France’s Government Promises More Work, Fewer Holidays
After raising the pension age and cutting taxes on the rich, now Emmanuel Macron’s government wants to scrap the Easter Monday and VE Day bank holidays. The plan is sure to face stiff resistance, with French workers unwilling to swallow further austerity.

French prime minister François Bayrou addresses the National Assembly in Paris, France, speaking against a censure motion put forward by the Socialist Party, on July 1, 2025. (Thierry Nectoux / Gamma-Rapho / Getty Images)
Will François Bayrou’s government see out the year? The French prime minister seemed to doubt as much on July 15, when he used a fire-and-brimstone speech to set out his plans for a stringent austerity budget for 2026.
Speaking this past Tuesday from a rostrum labeled “The moment of truth,” Bayrou called for France’s hung parliament to adopt a package of spending cuts and revenue increases. He even wants to scrap two national holidays in a bid to make the French “work more.” When it comes up for debate this fall, this budget is widely expected to decide the fate of Bayrou’s premiership, as speculation mounts about a possible dissolution of the National Assembly — meaning fresh elections — if it is defeated.

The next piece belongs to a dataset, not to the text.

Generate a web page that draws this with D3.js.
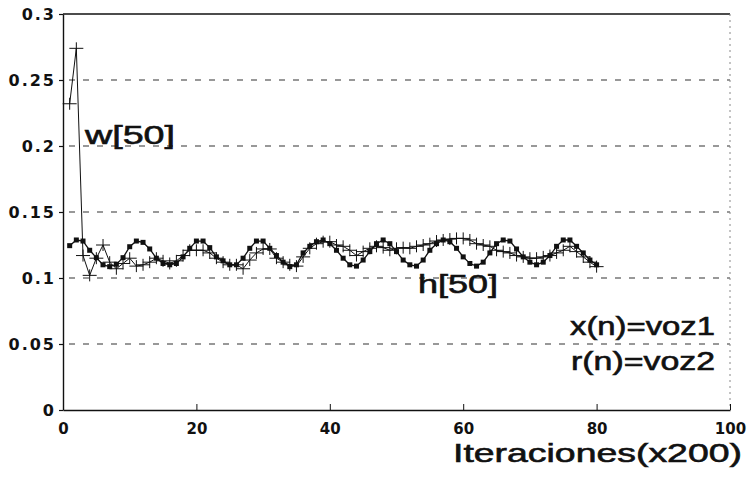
<!DOCTYPE html>
<html>
<head>
<meta charset="utf-8">
<script src="https://d3js.org/d3.v7.min.js"></script>
<style>
  body { margin: 0; background: #fff; }
  svg { display: block; }
</style>
</head>
<body>
<div id="chart"></div>
<script>
// tick values
var xTicks = [0, 20, 40, 60, 80, 100];
var yTicks = [0, 0.05, 0.1, 0.15, 0.2, 0.25, 0.3];
var yTickLabels = ["0", "0.05", "0.1", "0.15", "0.2", "0.25", "0.3"];

// iteration index (x200)
var iterW = d3.range(1, 81);
var iterH = d3.range(1, 81);

// w[50] (crosses)
var wValues = [0.232, 0.274, 0.117, 0.102, 0.115, 0.125, 0.112, 0.107, 0.111, 0.115,
  0.109, 0.110, 0.112, 0.115, 0.113, 0.111, 0.113, 0.117, 0.121, 0.121,
  0.121, 0.119, 0.115, 0.112, 0.110, 0.110, 0.107, 0.1136, 0.119, 0.122,
  0.122, 0.115, 0.112, 0.110, 0.109, 0.116, 0.1225, 0.126, 0.1275, 0.1275,
  0.125, 0.124, 0.121, 0.117, 0.120, 0.1225, 0.124, 0.123, 0.121, 0.1225,
  0.123, 0.1225, 0.124, 0.125, 0.126, 0.128, 0.1288, 0.1295, 0.130, 0.130,
  0.1288, 0.126, 0.125, 0.124, 0.121, 0.120, 0.119, 0.117, 0.116, 0.115,
  0.115, 0.116, 0.117, 0.119, 0.121, 0.124, 0.120, 0.116, 0.112, 0.1086];

// h[50] (filled squares)
var hValues = [0.1245, 0.1288, 0.128, 0.121, 0.1154, 0.110, 0.1086, 0.1104, 0.1154, 0.1237,
  0.128, 0.127, 0.122, 0.115, 0.111, 0.110, 0.111, 0.116, 0.1225, 0.128,
  0.128, 0.123, 0.116, 0.113, 0.110, 0.110, 0.115, 0.1225, 0.128, 0.128,
  0.1225, 0.117, 0.112, 0.1086, 0.110, 0.119, 0.124, 0.1275, 0.1288, 0.126,
  0.121, 0.115, 0.110, 0.109, 0.1136, 0.120, 0.126, 0.1288, 0.126, 0.120,
  0.1136, 0.110, 0.109, 0.1136, 0.121, 0.126, 0.1288, 0.1275, 0.1225, 0.116,
  0.111, 0.109, 0.112, 0.119, 0.126, 0.1288, 0.128, 0.122, 0.116, 0.112,
  0.110, 0.112, 0.117, 0.124, 0.1288, 0.1288, 0.124, 0.119, 0.1136, 0.110];

var width = 748, height = 477;
var margin = { top: 14, right: 18, bottom: 67, left: 63 };

var svg = d3.select("#chart").append("svg")
  .attr("width", width)
  .attr("height", height);

var x = d3.scaleLinear().domain([0, 100]).range([margin.left, width - margin.right]);
var y = d3.scaleLinear().domain([0, 0.3]).range([height - margin.bottom, margin.top]);

// dashed grid
svg.append("g")
  .selectAll("line")
  .data(yTicks.slice(1, 6))
  .join("line")
  .attr("x1", x(0) + 6)
  .attr("x2", x(100))
  .attr("y1", function (d) { return y(d); })
  .attr("y2", function (d) { return y(d); })
  .style("stroke", "#333")
  .style("stroke-width", 1.1)
  .style("stroke-dasharray", "6,8");

// frame: top solid, right dotted
svg.append("line")
  .attr("x1", x(0)).attr("x2", x(100))
  .attr("y1", y(0.3)).attr("y2", y(0.3))
  .style("stroke", "#111").style("stroke-width", 1.6);
svg.append("line")
  .attr("x1", x(100)).attr("x2", x(100))
  .attr("y1", y(0.3)).attr("y2", y(0))
  .style("stroke", "#888").style("stroke-width", 1)
  .style("stroke-dasharray", "2,4");

var tickFont = "'DejaVu Sans', sans-serif";

// y axis
var yAxis = d3.axisLeft(y)
  .tickValues(yTicks)
  .tickFormat(function (d, i) { return yTickLabels[i]; })
  .tickSizeInner(4)
  .tickSizeOuter(0)
  .tickPadding(6);

var gy = svg.append("g")
  .attr("transform", "translate(" + x(0) + ",0)")
  .call(yAxis);
gy.select(".domain").style("stroke", "#111").style("stroke-width", 1.4);
gy.selectAll("line").style("stroke", "#111").style("stroke-width", 1.2);
gy.selectAll("text")
  .attr("x", -7)
  .style("font-family", tickFont)
  .style("font-weight", "bold")
  .style("font-size", "16px")
  .style("letter-spacing", "2px")
  .style("fill", "#111");

// x axis
var xAxis = d3.axisBottom(x)
  .tickValues(xTicks)
  .tickSizeInner(-6)
  .tickSizeOuter(0)
  .tickPadding(0);

var gx = svg.append("g")
  .attr("transform", "translate(0," + y(0) + ")")
  .call(xAxis);
gx.select(".domain").style("stroke", "#111").style("stroke-width", 1.6);
gx.selectAll("line").style("stroke", "#111").style("stroke-width", 1);
gx.selectAll("text")
  .attr("y", 13)
  .style("font-family", tickFont)
  .style("font-weight", "bold")
  .style("font-size", "15px")
  .style("fill", "#111");

// lines
var wData = iterW.map(function (d, i) { return [d, wValues[i]]; });
var hData = iterH.map(function (d, i) { return [d, hValues[i]]; });

var line = d3.line()
  .x(function (d) { return x(d[0]); })
  .y(function (d) { return y(d[1]); });

svg.append("path")
  .datum(hData)
  .attr("d", line)
  .style("fill", "none")
  .style("stroke", "#111")
  .style("stroke-width", 1.3);

svg.append("path")
  .datum(wData)
  .attr("d", line)
  .style("fill", "none")
  .style("stroke", "#111")
  .style("stroke-width", 1);

// square markers
svg.append("g")
  .selectAll("rect")
  .data(hData)
  .join("rect")
  .attr("x", function (d) { return x(d[0]) - 2.5; })
  .attr("y", function (d) { return y(d[1]) - 2.5; })
  .attr("width", 5)
  .attr("height", 5)
  .style("fill", "#111");

// cross markers
svg.append("g")
  .selectAll("path")
  .data(wData)
  .join("path")
  .attr("transform", function (d) { return "translate(" + x(d[0]) + "," + y(d[1]) + ")"; })
  .attr("d", "M-7,0H7M0,-6V6")
  .style("stroke", "#111")
  .style("stroke-width", 1);

// labels
function label(txt, px, py, size, len) {
  svg.append("text")
    .attr("x", px)
    .attr("y", py)
    .attr("textLength", len)
    .attr("lengthAdjust", "spacingAndGlyphs")
    .style("font-family", "'Liberation Sans', Arial, sans-serif")
    .style("font-size", size + "px")
    .style("fill", "#111")
    .style("stroke", "#111")
    .style("stroke-width", 0.6)
    .text(txt);
}

label("w[50]", 85, 144, 26, 90);
label("h[50]", 418, 293, 25, 80);
label("x(n)=voz1", 570, 335, 25, 145);
label("r(n)=voz2", 571, 370, 25, 144);
label("Iteraciones(x200)", 453, 462, 26, 289);
</script>
</body>
</html>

There’s something for every force in the National Assembly to dislike in Bayrou’s budget plan, whether that’s minor encroachments on the Right’s red lines on tax increases, or the far steeper attacks on public services and welfare benefits that the Left has pledged to block. Aiming for €40 billion in net savings for the next fiscal year, the main impetus for Bayrou’s budget framework is to calm concerns in the debt markets and in the European institutions over the French state’s finances.